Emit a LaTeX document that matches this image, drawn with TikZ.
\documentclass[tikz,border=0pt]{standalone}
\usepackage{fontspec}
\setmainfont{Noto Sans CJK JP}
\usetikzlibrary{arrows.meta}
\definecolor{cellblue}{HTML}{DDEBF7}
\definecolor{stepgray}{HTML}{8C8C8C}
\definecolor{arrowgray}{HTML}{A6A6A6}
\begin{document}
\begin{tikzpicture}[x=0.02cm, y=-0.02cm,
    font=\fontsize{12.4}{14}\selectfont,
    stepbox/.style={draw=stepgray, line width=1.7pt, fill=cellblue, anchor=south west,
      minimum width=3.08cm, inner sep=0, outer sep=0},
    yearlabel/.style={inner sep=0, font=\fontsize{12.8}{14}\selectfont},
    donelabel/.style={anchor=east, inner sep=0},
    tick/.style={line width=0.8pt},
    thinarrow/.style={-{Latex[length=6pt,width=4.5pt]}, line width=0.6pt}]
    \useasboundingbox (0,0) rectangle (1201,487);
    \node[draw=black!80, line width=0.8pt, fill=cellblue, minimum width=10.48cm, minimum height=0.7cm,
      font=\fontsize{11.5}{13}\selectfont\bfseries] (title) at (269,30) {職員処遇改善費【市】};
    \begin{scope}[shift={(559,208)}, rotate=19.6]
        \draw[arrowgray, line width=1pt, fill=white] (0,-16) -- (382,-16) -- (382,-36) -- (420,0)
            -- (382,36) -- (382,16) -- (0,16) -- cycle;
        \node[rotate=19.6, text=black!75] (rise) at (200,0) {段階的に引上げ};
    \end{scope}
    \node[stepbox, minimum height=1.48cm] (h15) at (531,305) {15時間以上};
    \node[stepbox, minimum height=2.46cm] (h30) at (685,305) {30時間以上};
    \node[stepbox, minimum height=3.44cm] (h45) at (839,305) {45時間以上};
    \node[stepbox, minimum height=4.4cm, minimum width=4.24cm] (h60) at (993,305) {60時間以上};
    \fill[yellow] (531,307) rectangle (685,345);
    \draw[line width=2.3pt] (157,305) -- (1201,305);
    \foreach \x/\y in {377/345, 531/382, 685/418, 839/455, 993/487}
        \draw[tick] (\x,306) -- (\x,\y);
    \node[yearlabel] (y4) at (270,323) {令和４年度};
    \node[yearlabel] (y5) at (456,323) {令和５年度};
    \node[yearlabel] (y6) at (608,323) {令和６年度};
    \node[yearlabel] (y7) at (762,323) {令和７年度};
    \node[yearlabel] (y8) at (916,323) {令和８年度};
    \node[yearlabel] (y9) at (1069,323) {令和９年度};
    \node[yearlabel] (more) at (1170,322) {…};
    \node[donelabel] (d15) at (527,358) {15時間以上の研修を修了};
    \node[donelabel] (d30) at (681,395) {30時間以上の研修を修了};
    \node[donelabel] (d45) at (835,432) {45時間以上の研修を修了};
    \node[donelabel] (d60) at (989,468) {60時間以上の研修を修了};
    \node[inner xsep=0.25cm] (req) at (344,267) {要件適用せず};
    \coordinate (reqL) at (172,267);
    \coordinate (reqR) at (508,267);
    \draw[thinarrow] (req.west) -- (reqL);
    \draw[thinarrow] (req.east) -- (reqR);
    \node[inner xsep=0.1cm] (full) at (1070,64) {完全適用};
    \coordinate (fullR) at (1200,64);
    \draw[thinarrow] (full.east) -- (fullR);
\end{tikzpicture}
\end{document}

○ ○ ○ ○

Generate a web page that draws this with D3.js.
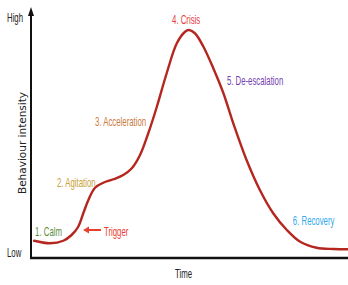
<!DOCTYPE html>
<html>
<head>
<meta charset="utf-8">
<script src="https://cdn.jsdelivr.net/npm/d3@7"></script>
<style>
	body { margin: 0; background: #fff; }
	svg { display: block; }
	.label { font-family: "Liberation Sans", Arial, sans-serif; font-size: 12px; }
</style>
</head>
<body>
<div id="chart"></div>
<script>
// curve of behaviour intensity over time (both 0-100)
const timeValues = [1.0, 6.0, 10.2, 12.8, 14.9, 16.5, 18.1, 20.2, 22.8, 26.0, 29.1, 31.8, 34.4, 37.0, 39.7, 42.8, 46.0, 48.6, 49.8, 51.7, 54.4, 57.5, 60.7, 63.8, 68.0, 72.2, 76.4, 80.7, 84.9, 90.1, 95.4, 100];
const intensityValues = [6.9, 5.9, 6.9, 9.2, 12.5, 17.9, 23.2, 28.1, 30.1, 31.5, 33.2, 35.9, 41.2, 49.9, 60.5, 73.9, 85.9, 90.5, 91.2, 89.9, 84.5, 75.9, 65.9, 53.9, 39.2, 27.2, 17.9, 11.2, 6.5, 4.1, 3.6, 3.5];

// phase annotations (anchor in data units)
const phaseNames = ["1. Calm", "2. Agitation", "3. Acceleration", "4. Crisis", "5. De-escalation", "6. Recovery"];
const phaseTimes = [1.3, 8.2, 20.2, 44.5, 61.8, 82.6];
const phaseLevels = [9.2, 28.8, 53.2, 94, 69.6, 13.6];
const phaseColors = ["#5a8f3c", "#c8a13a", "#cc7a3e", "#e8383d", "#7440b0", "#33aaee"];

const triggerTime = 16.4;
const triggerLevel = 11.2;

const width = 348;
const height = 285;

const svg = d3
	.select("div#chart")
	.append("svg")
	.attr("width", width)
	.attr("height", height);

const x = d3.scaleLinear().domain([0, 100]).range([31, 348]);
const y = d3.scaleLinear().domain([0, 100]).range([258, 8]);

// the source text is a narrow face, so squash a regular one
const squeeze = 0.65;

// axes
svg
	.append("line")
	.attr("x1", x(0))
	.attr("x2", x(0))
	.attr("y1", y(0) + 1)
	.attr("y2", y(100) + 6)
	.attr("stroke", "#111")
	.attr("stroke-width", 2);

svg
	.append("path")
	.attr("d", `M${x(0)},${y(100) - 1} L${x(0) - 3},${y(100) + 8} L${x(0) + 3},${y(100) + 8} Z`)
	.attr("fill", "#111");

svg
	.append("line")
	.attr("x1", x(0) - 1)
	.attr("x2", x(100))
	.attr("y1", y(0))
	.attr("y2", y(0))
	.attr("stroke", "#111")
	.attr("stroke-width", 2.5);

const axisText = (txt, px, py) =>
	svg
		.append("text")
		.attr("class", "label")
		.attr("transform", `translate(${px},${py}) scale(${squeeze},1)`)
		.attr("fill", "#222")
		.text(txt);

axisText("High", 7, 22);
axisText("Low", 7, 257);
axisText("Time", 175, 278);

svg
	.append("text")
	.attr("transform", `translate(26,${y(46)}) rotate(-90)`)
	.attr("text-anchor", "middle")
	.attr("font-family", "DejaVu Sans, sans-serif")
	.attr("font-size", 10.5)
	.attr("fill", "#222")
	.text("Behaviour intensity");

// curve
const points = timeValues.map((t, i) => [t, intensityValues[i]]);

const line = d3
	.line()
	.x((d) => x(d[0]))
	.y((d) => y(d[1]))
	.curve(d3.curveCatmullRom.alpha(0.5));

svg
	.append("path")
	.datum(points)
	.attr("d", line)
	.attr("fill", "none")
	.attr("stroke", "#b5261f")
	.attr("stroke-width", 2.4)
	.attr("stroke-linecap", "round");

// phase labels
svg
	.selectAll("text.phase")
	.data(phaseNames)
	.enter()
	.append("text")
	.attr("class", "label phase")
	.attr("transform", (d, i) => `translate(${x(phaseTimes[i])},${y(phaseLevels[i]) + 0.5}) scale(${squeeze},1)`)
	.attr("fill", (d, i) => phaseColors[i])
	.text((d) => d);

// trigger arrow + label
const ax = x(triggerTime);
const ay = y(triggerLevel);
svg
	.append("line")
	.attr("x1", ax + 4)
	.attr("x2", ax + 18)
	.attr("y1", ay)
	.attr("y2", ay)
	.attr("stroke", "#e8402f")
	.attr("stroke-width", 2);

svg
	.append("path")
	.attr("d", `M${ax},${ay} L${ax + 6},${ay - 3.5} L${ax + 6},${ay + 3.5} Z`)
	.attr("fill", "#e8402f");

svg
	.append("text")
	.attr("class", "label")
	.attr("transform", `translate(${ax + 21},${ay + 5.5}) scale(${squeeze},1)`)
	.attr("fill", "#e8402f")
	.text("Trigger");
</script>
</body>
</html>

○ ○ ○ ○

Given request
Count how many lines in the data above hold the string "this", and give the number with no other words.

Task output
2